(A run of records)
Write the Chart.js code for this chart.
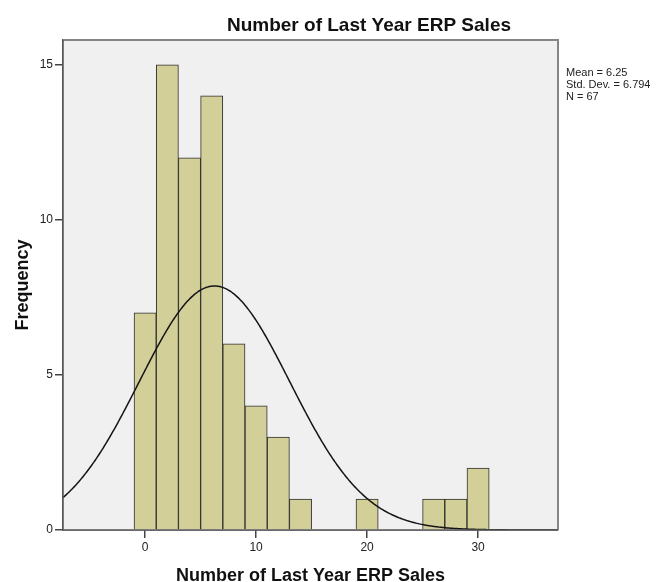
<!DOCTYPE html>
<html>
<head>
<meta charset="utf-8">
<script src="https://cdn.jsdelivr.net/npm/chart.js@4/dist/chart.umd.min.js"></script>
<style>
  html, body { margin: 0; padding: 0; background: #ffffff; }
  #wrap { width: 665px; height: 582px; }
</style>
</head>
<body>
<div id="wrap"><canvas id="c" width="665" height="582"></canvas></div>
<script>
// Histogram bins (width 2) and their frequencies
const binCenters = [0, 2, 4, 6, 8, 10, 12, 14, 20, 26, 28, 30];
const binCounts  = [7, 15, 12, 14, 6, 4, 3, 1, 1, 1, 1, 2];
const BIN_WIDTH = 2;

// Summary statistics shown beside the plot
const MEAN = 6.25;
const SD = 6.794;
const N = 67;
const statLines = ['Mean = 6.25', 'Std. Dev. = 6.794', 'N = 67'];

// Axis ticks and ranges
const xTickValues = [0, 10, 20, 30];
const yTickValues = [0, 5, 10, 15];
const X_MIN = -7.4, X_MAX = 37.2, Y_MAX = 15.8;

const chartTitle = 'Number of Last Year ERP Sales';
const xTitle = 'Number of Last Year ERP Sales';
const yTitle = 'Frequency';

const FONT = "'Liberation Sans', Arial, sans-serif";

// Fitted normal curve, scaled to counts per bin
const curve = [];
const peak = N * BIN_WIDTH / (SD * Math.sqrt(2 * Math.PI));
for (let i = 0; i <= 446; i++) {
  const x = X_MIN + i * (X_MAX - X_MIN) / 446;
  const z = (x - MEAN) / SD;
  curve.push({ x: x, y: peak * Math.exp(-0.5 * z * z) });
}

const bars = binCenters.map((c, i) => ({ x: c, y: binCounts[i] }));

const frame = {
  id: 'frame',
  beforeDatasetsDraw(chart) {
    const { ctx, chartArea: a } = chart;
    ctx.save();
    ctx.fillStyle = '#f0f0f0';
    ctx.fillRect(a.left, a.top, a.right - a.left, a.bottom - a.top);
    ctx.restore();
  },
  afterDraw(chart) {
    const { ctx, chartArea: a } = chart;
    ctx.save();
    ctx.strokeStyle = '#858585';
    ctx.lineWidth = 2;
    ctx.beginPath();
    ctx.moveTo(a.left, a.top);
    ctx.lineTo(a.right, a.top);
    ctx.lineTo(a.right, a.bottom);
    ctx.stroke();
    ctx.strokeStyle = '#555555';
    ctx.lineWidth = 1.5;
    ctx.beginPath();
    ctx.moveTo(a.left, a.top);
    ctx.lineTo(a.left, a.bottom);
    ctx.lineTo(a.right, a.bottom);
    ctx.stroke();

    ctx.fillStyle = '#111111';
    ctx.font = 'bold 19px ' + FONT;
    ctx.textAlign = 'center';
    ctx.textBaseline = 'middle';
    ctx.fillText(chartTitle, 369, 26);

    ctx.font = '11px ' + FONT;
    ctx.textAlign = 'left';
    ctx.fillStyle = '#222222';
    statLines.forEach((t, i) => ctx.fillText(t, 566, 73 + i * 11.8));
    ctx.restore();
  }
};

new Chart(document.getElementById('c'), {
  data: {
    datasets: [
      {
        type: 'line',
        data: curve,
        borderColor: '#151515',
        borderWidth: 1.5,
        pointRadius: 0,
        tension: 0,
        fill: false
      },
      {
        type: 'bar',
        data: bars,
        backgroundColor: '#d3cf98',
        borderColor: '#2e2e2e',
        borderWidth: 1,
        barPercentage: 1,
        categoryPercentage: 1
      }
    ]
  },
  options: {
    responsive: false,
    animation: false,
    devicePixelRatio: 1,
    layout: { padding: { left: 0, right: 107, top: 40, bottom: 0 } },
    plugins: { legend: { display: false }, tooltip: { enabled: false } },
    scales: {
      x: {
        type: 'linear',
        min: X_MIN,
        max: X_MAX,
        offset: false,
        afterBuildTicks: s => { s.ticks = xTickValues.map(v => ({ value: v })); },
        afterFit: s => { s.height = 52; },
        grid: { offset: false, drawOnChartArea: false, drawTicks: true, tickLength: 8, color: '#444', lineWidth: 1.5 },
        border: { display: true, color: '#555', width: 1.5 },
        ticks: { color: '#222', font: { family: FONT, size: 12 }, padding: 2, maxRotation: 0 },
        title: {
          display: true, text: xTitle, color: '#111',
          font: { family: FONT, size: 18, weight: 'bold', lineHeight: '12px' },
          padding: { top: 0, bottom: 0 }
        }
      },
      y: {
        type: 'linear',
        min: 0,
        max: Y_MAX,
        afterBuildTicks: s => { s.ticks = yTickValues.map(v => ({ value: v })); },
        afterFit: s => { s.width = 63; },
        grid: { drawOnChartArea: false, drawTicks: true, tickLength: 8, color: '#444', lineWidth: 1.5 },
        border: { display: true, color: '#555', width: 1.5 },
        ticks: { color: '#222', font: { family: FONT, size: 12 }, padding: 2 },
        title: {
          display: true, text: yTitle, color: '#111',
          font: { family: FONT, size: 18, weight: 'bold', lineHeight: 1.2 },
          padding: { top: 12, bottom: 0 }
        }
      }
    }
  },
  plugins: [frame]
});
</script>
</body>
</html>
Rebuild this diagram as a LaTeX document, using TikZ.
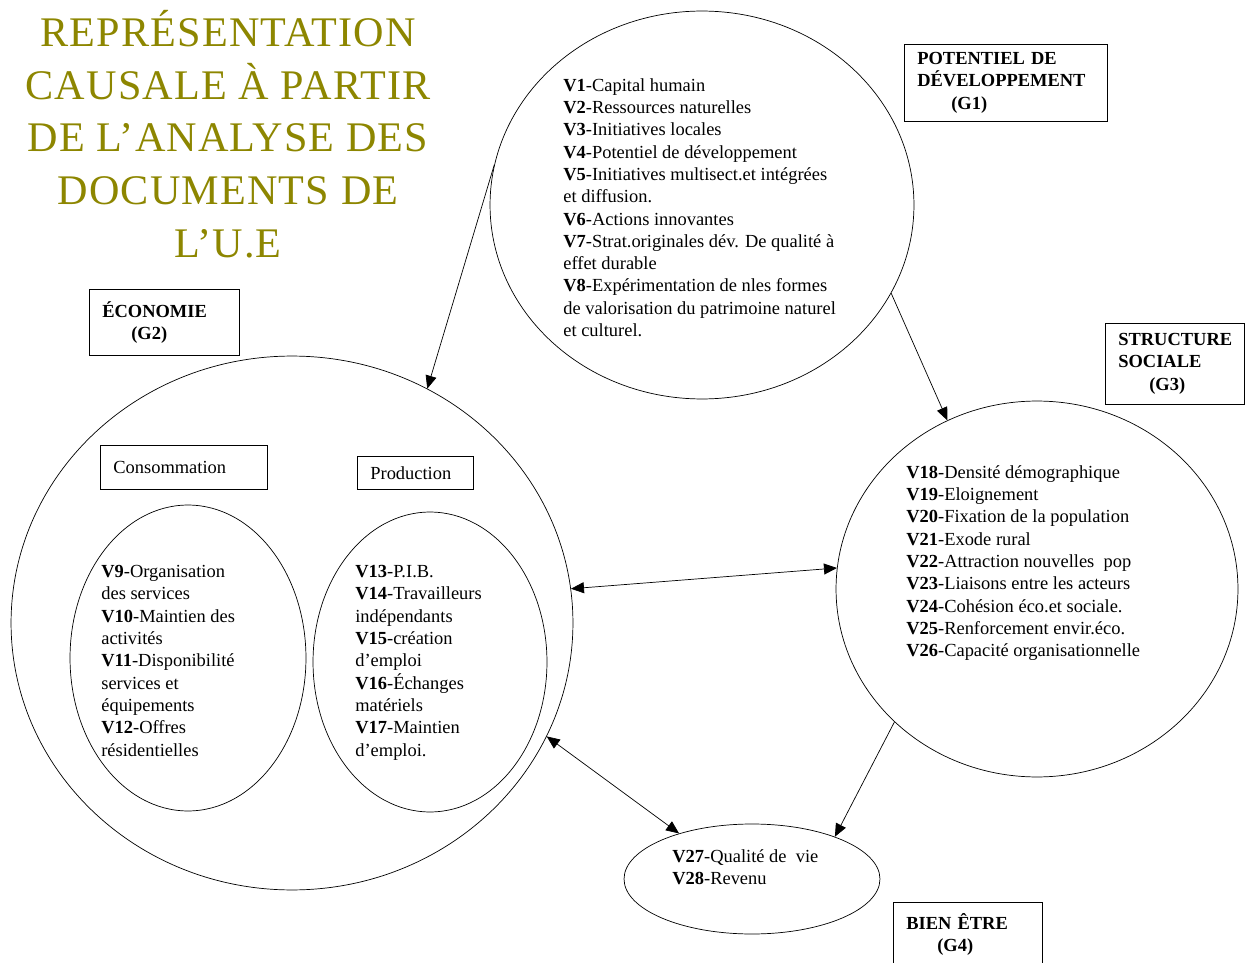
\documentclass[tikz,border=0pt]{standalone}
\usepackage{fontspec}
\setmainfont{Liberation Serif}
\usetikzlibrary{arrows.meta,shapes.geometric}
\hyphenpenalty=10000
\exhyphenpenalty=10000
\tikzset{
  grp/.style={ellipse,draw,inner sep=0pt},
  grpbox/.style={draw,rectangle,anchor=north west,align=left,inner ysep=0pt,inner xsep=0.26cm,
    font=\fontsize{10.5}{12.7}\selectfont\bfseries},
  subbox/.style={draw,rectangle,anchor=north west,align=left,inner ysep=0pt,inner xsep=0.26cm,
    font=\fontsize{10.5}{12.7}\selectfont},
  vlist/.style={anchor=north west,align=left,inner sep=0pt,font=\fontsize{10.5}{12.7}\selectfont},
  titre/.style={align=center,inner sep=0pt,text=olive,
    font=\fontsize{24}{30}\selectfont\addfontfeature{LetterSpace=2.8}},
}
\begin{document}
\begin{tikzpicture}[x=0.02cm,y=-0.02cm,>={Triangle[length=0.26cm,width=0.22cm]}]
\useasboundingbox (0,0) rectangle (1245,963);
\node[titre] (titre) at (228,134) {REPRÉSENTATION\\CAUSALE À PARTIR\\DE L’ANALYSE DES\\DOCUMENTS DE\\L’U.E};

\node[grp,minimum width=8.48cm,minimum height=7.76cm] (g1) at (702,205) {};
\node[grp,minimum width=11.24cm,minimum height=10.68cm] (g2) at (292,623) {};
\node[grp,minimum width=8.04cm,minimum height=7.52cm] (g3) at (1037,589) {};
\node[grp,minimum width=5.12cm,minimum height=2.2cm] (g4) at (752,879) {};
\node[grp,minimum width=4.72cm,minimum height=6.12cm] (cons) at (188,658) {};
\node[grp,minimum width=4.68cm,minimum height=6.0cm] (prod) at (430,662) {};

\node[grpbox,text width=3.54cm,minimum height=1.54cm] (g1box) at (904,44)
  {POTENTIEL DE\\DÉVELOPPEMENT\\\hspace*{0.68cm}(G1)};
\node[grpbox,text width=2.48cm,minimum height=1.32cm] (g2box) at (89,289)
  {ÉCONOMIE\\\hspace*{0.58cm}(G2)};
\node[grpbox,text width=2.26cm,minimum height=1.62cm] (g3box) at (1105,323)
  {STRUCTURE\\SOCIALE\\\hspace*{0.62cm}(G3)};
\node[grpbox,text width=2.46cm,minimum height=1.28cm] (g4box) at (893,902)
  {BIEN ÊTRE\\\hspace*{0.62cm}(G4)};
\node[subbox,text width=2.82cm,minimum height=0.88cm] (consbox) at (100,445) {Consommation};
\node[subbox,text width=1.8cm,minimum height=0.66cm] (prodbox) at (357,456) {Production};

\node[vlist] (g1txt) at (563,78) {\textbf{V1}-Capital humain\\
  \textbf{V2}-Ressources naturelles\\
  \textbf{V3}-Initiatives locales\\
  \textbf{V4}-Potentiel de développement\\
  \textbf{V5}-Initiatives multisect.et intégrées\\
  et diffusion.\\
  \textbf{V6}-Actions innovantes\\
  \textbf{V7}-Strat.originales dév. De qualité à\\
  effet durable\\
  \textbf{V8}-Expérimentation de nles formes\\
  de valorisation du patrimoine naturel\\
  et culturel.};
\node[vlist] (g3txt) at (906,465) {\textbf{V18}-Densité démographique\\
  \textbf{V19}-Eloignement\\
  \textbf{V20}-Fixation de la population\\
  \textbf{V21}-Exode rural\\
  \textbf{V22}-Attraction nouvelles~ pop\\
  \textbf{V23}-Liaisons entre les acteurs\\
  \textbf{V24}-Cohésion éco.et sociale.\\
  \textbf{V25}-Renforcement envir.éco.\\
  \textbf{V26}-Capacité organisationnelle};
\node[vlist] (constxt) at (101,565) {\textbf{V9}-Organisation\\
  des services\\
  \textbf{V10}-Maintien des\\
  activités\\
  \textbf{V11}-Disponibilité\\
  services et\\
  équipements\\
  \textbf{V12}-Offres\\
  résidentielles};
\node[vlist] (prodtxt) at (355,565) {\textbf{V13}-P.I.B.\\
  \textbf{V14}-Travailleurs\\
  indépendants\\
  \textbf{V15}-création\\
  d’emploi\\
  \textbf{V16}-Échanges\\
  matériels\\
  \textbf{V17}-Maintien\\
  d’emploi.};
\node[vlist] (g4txt) at (672,849) {\textbf{V27}-Qualité de~ vie\\
  \textbf{V28}-Revenu};

\draw[->] (g1.169) -- (g2.60);
\draw[->] (g1.-25) -- (g3.118);
\draw[<->] (g2.7) -- (g3.174);
\draw[<->] (g2.-24) -- (g4.148);
\draw[->] (g3.-137) -- (g4.27);
\end{tikzpicture}
\end{document}
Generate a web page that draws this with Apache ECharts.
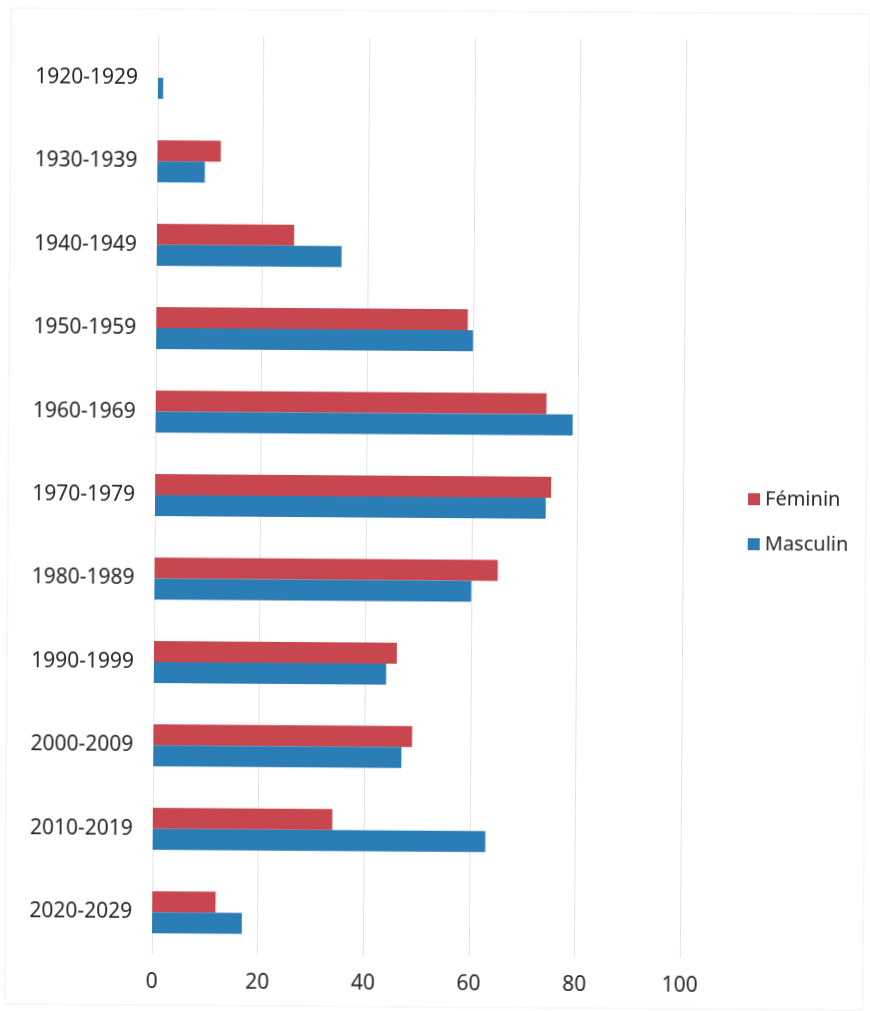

▸ **GIVEN EXERCISE**
In the records above, find the line containing "const X_MIN = -7.4, X_MAX" and output every line from the first through that one, exactly, omitting pictures.

▸ **CORRECT OUTPUT**
Write the Chart.js code for this chart.
<!DOCTYPE html>
<html>
<head>
<meta charset="utf-8">
<script src="https://cdn.jsdelivr.net/npm/chart.js@4/dist/chart.umd.min.js"></script>
<style>
  html, body { margin: 0; padding: 0; background: #ffffff; }
  #wrap { width: 665px; height: 582px; }
</style>
</head>
<body>
<div id="wrap"><canvas id="c" width="665" height="582"></canvas></div>
<script>
// Histogram bins (width 2) and their frequencies
const binCenters = [0, 2, 4, 6, 8, 10, 12, 14, 20, 26, 28, 30];
const binCounts  = [7, 15, 12, 14, 6, 4, 3, 1, 1, 1, 1, 2];
const BIN_WIDTH = 2;

// Summary statistics shown beside the plot
const MEAN = 6.25;
const SD = 6.794;
const N = 67;
const statLines = ['Mean = 6.25', 'Std. Dev. = 6.794', 'N = 67'];

// Axis ticks and ranges
const xTickValues = [0, 10, 20, 30];
const yTickValues = [0, 5, 10, 15];
const X_MIN = -7.4, X_MAX = 37.2, Y_MAX = 15.8;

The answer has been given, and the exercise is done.